** Start Information supplied **
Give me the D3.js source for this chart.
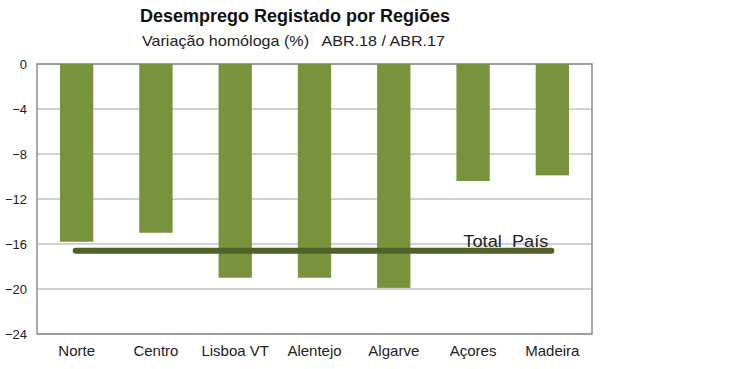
<!DOCTYPE html>
<html>
<head>
<meta charset="utf-8">
<script src="https://cdn.jsdelivr.net/npm/d3@7"></script>
<style>
  body { margin: 0; background: #fff; }
  svg { display: block; }
</style>
</head>
<body>
<div id="chart"></div>
<script>
const regions = ['Norte', 'Centro', 'Lisboa VT', 'Alentejo', 'Algarve', 'Açores', 'Madeira'];
const values = [-15.8, -15.0, -19.0, -19.0, -19.9, -10.4, -9.9];
const totalPais = -16.6;
const yTicks = [0, -4, -8, -12, -16, -20, -24];

const svg = d3.select('#chart').append('svg').attr('width', 750).attr('height', 369);

const margin = {top: 64, right: 158, bottom: 35, left: 37},
      width = 750 - margin.left - margin.right,
      height = 369 - margin.top - margin.bottom;

const x = d3.scaleBand().domain(regions).range([0, width]).paddingInner(0.58).paddingOuter(0.29);
const y = d3.scaleLinear().domain([-24, 0]).range([height, 0]);

const g = svg.append('g').attr('transform', `translate(${margin.left},${margin.top})`);

// gridlines
g.append('g')
    .selectAll('line')
    .data(yTicks)
    .join('line')
    .attr('x1', 0).attr('x2', width)
    .attr('y1', d => y(d)).attr('y2', d => y(d))
    .attr('stroke', '#a6a6a6').attr('stroke-width', 1.2);

// frame
g.append('rect')
    .attr('x', 0).attr('y', 0)
    .attr('width', width).attr('height', height)
    .attr('fill', 'none').attr('stroke', '#8c8c8c').attr('stroke-width', 1.5);

const yAxis = g.append('g')
    .call(d3.axisLeft(y).tickValues(yTicks).tickSize(0).tickPadding(10).tickFormat(d3.format('d')));
yAxis.select('.domain').remove();
yAxis.selectAll('text')
    .attr('font-family', 'Liberation Sans, Arial, sans-serif')
    .attr('font-size', 13).attr('fill', '#222');

const xAxis = g.append('g')
    .attr('transform', `translate(0,${height})`)
    .call(d3.axisBottom(x).tickSize(0).tickPadding(11));
xAxis.select('.domain').remove();
xAxis.selectAll('text')
    .attr('font-family', 'Liberation Sans, Arial, sans-serif')
    .attr('font-size', 15).attr('fill', '#222');

g.selectAll('.bar')
    .data(regions)
    .join('rect')
    .attr('class', 'bar')
    .attr('x', d => x(d))
    .attr('y', y(0))
    .attr('width', x.bandwidth())
    .attr('height', (d, i) => y(values[i]) - y(0))
    .attr('fill', '#77933c');

// total line
g.append('line')
    .attr('x1', x(regions[0]) + x.bandwidth() / 2 - 1)
    .attr('x2', x(regions[6]) + x.bandwidth() / 2 - 1)
    .attr('y1', y(totalPais)).attr('y2', y(totalPais))
    .attr('stroke', '#4f6228').attr('stroke-width', 6).attr('stroke-linecap', 'round');

g.append('text')
    .attr('x', x(regions[6]) + x.bandwidth() / 2 - 89)
    .attr('y', y(totalPais) - 4)
    .attr('font-family', 'Liberation Sans, Arial, sans-serif')
    .attr('font-size', 16).attr('fill', '#222')
    .attr('xml:space', 'preserve')
    .attr('textLength', 85)
    .attr('lengthAdjust', 'spacingAndGlyphs')
    .text('Total  País');

// titles
svg.append('text')
    .attr('x', 140).attr('y', 22)
    .attr('font-family', 'Liberation Sans, Arial, sans-serif')
    .attr('font-weight', 'bold')
    .attr('font-size', 18).attr('fill', '#111')
    .attr('textLength', 310)
    .attr('lengthAdjust', 'spacingAndGlyphs')
    .text('Desemprego Registado por Regiões');

svg.append('text')
    .attr('x', 142).attr('y', 46)
    .attr('font-family', 'Liberation Sans, Arial, sans-serif')
    .attr('font-size', 15).attr('fill', '#222')
    .attr('xml:space', 'preserve')
    .attr('textLength', 303)
    .attr('lengthAdjust', 'spacingAndGlyphs')
    .text('Variação homóloga (%)   ABR.18 / ABR.17');
</script>
</body>
</html>
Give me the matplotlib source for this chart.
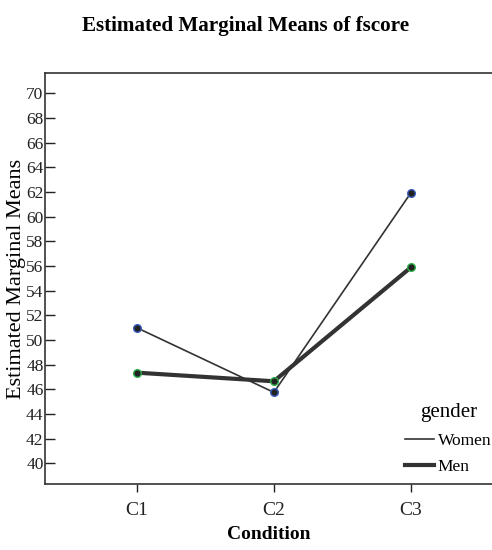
import numpy as np
import matplotlib
matplotlib.use("Agg")
import matplotlib.pyplot as plt

# Valores
condiciones = ['C1', 'C2', 'C3']
medias_women = [51.0, 45.75, 61.95]
medias_men = [47.35, 46.65, 55.9]
ticks_y = list(range(40, 72, 2))

plt.rcParams['font.family'] = ['Liberation Serif', 'DejaVu Serif']

fig = plt.figure(figsize=(4.92, 5.5), dpi=100)
ax = fig.add_axes([45 / 492, 66 / 550, 1 - 45 / 492, 411 / 550])

x = np.arange(len(condiciones))
ax.plot(x, medias_women, color='#333333', lw=1.2, label='Women',
        marker='o', ms=5.5, mfc='#222222', mec='#3a5bbf', mew=1.0)
ax.plot(x, medias_men, color='#333333', lw=3.0, label='Men',
        marker='o', ms=5.5, mfc='#222222', mec='#2fae4a', mew=1.0)

ax.set_xlim(-0.668, 2.59)
ax.set_ylim(38.32, 71.65)
ax.set_xticks(x)
ax.set_xticklabels(condiciones, fontsize=14)
ax.set_yticks(ticks_y)
ax.set_yticklabels([str(t) for t in ticks_y], fontsize=12.5)
ax.tick_params(axis='y', direction='in', length=7, width=1, pad=1, colors='#222222')
ax.tick_params(axis='x', direction='out', length=6, width=1, pad=7, colors='#222222')

ax.spines['right'].set_visible(False)
for s in ['left', 'top', 'bottom']:
    ax.spines[s].set_color('#333333')
    ax.spines[s].set_linewidth(1.2)

ax.set_ylabel('Estimated Marginal Means', fontsize=16, labelpad=0)
ax.set_xlabel('Condition', fontsize=14, fontweight='bold', labelpad=5)
fig.text(0.5, 1 - 26 / 550, 'Estimated Marginal Means of fscore',
         ha='center', va='center', fontsize=15.2, fontweight='bold')

leg = ax.legend(title='gender', frameon=False, fontsize=12.5, title_fontsize=15,
                loc='upper left', bbox_to_anchor=(398 / 492, 1 - 396 / 550),
                bbox_transform=fig.transFigure,
                handlelength=1.7, handletextpad=0.2, labelspacing=0.55,
                borderaxespad=0)
leg._legend_box.sep = 8
for h in leg.legend_handles:
    h.set_marker('')

fig.savefig('out.png', dpi=100)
** End Information supplied **
▶ [Task]:
Scan the records above for the string "chart", then report every line that contains it.

▶ [Task answer]:
Give me the D3.js source for this chart.
<div id="chart"></div>
const svg = d3.select('#chart').append('svg').attr('width', 750).attr('height', 369);
Give me the matplotlib source for this chart.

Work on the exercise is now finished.